If you were young in the late nineties and early aughts, you undoubtedly remember virtually every female singer in every music video on TRL wearing low-rise pants so impossibly low that how they stayed up while the wearer danced appeared a miracle of modern science. And what was worse: we all wore them, too.
Thong underwear peeking up from underneath our pants was just par for the course, and unless you had a perfectly flat midsection, you probably thought the little bit of flesh hanging over the tight, low waist of those jeans meant you were fat. And the media of the day? It probably agreed with you. Remember the emergence of the term “muffin top?” Yeah. Gives us PTSD, too.
So it’s no surprise that when Vox announced the return of this long-dead fashion trend, they did so with a headline that read, “Low-rise jeans are back. Don’t panic.”
Low-rise jeans are back. But there's an upside.
As one TikToker explained to anyone who was either too young or too old to remember or understand the havoc that low-rise jeans wrought on millennials’ body image, “If you were anything above a size 2, you were fat. Millennial women learned that through their most formative years, when they were children and teenagers … they see this trend come back and it’s a trigger” (via Vox).

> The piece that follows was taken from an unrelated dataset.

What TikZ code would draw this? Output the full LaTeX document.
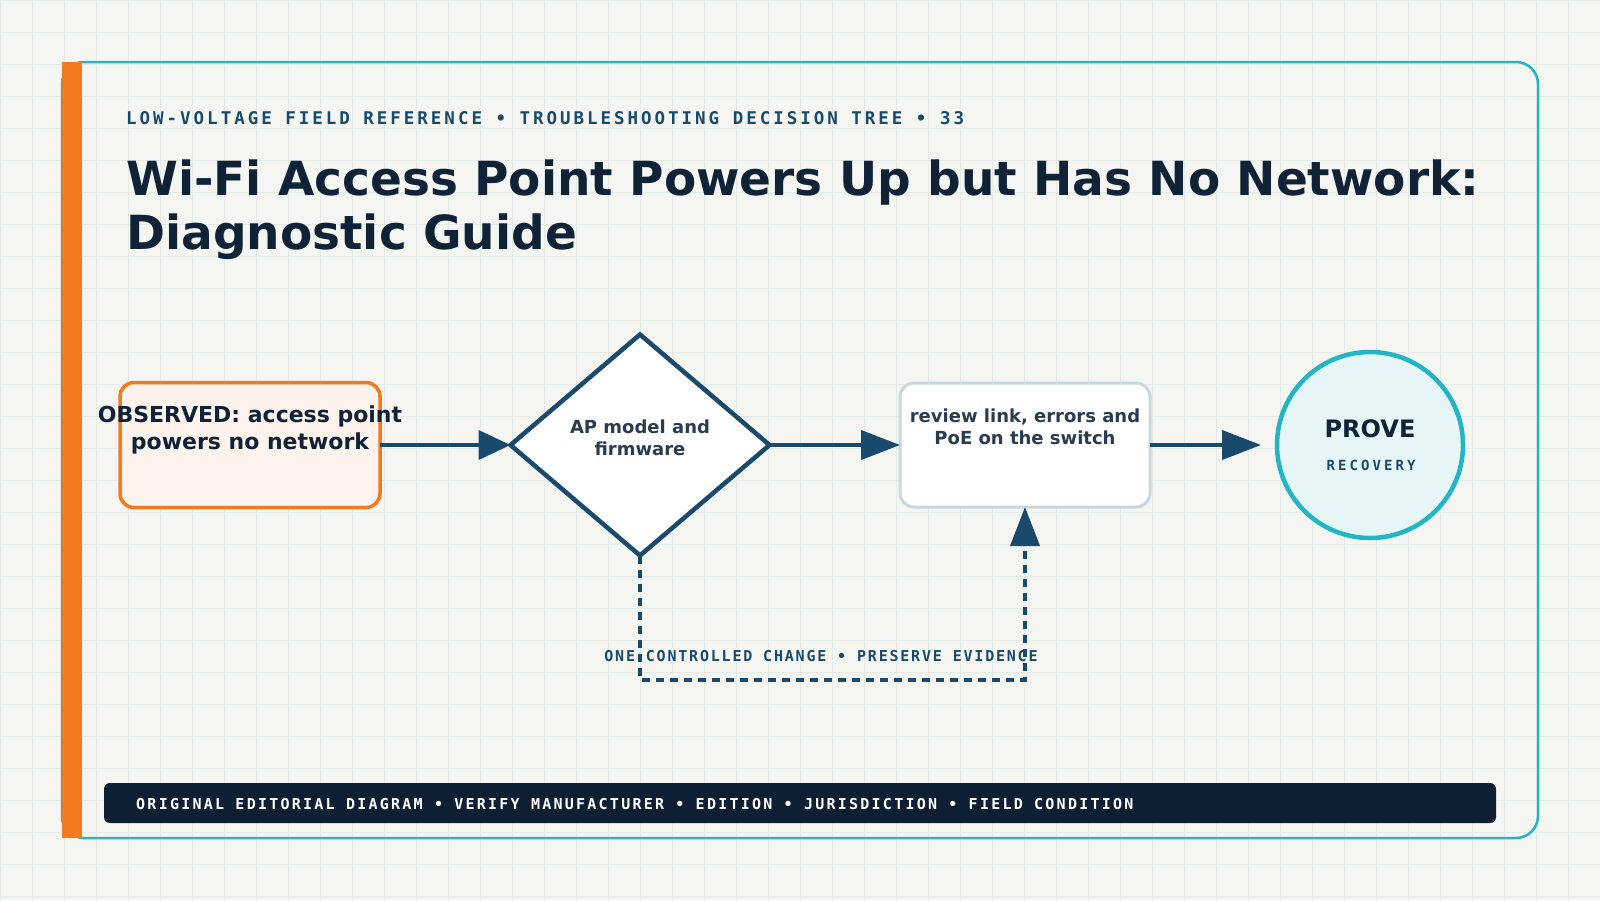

Nonetheless, low-rise pants are, without a doubt, gaining major traction. In May, thredUP saw a 50% increase in search for low-rise jeans, compared to the same spring timeframe of the previous year. “Love it or hate it, there’s no denying that more people are trying out low-rise denim again,” Kesha Linder of threadUp told Refinery 29 .
Fortunately, however, as Refinery 29 points out, this new incarnation of the low-rise pant isn’t exactly the same as we remember it. Some of the styles that have been spotted on the runway and on the street are baggy and loose, rather than skin-tight or flare-legged. Further, according to Vox, many fashion bloggers and TikTokers who are touting the low-rise jean are also doing so with body-positive ideas in mind, suggesting pairing the pants with long tops rather than requiring a bare midriff.
So the bottom line is: yes, they’re back! But no, you don’t have to like it (or wear them). High-waisted options are still also in-vogue if you’d rather not relive your teen years.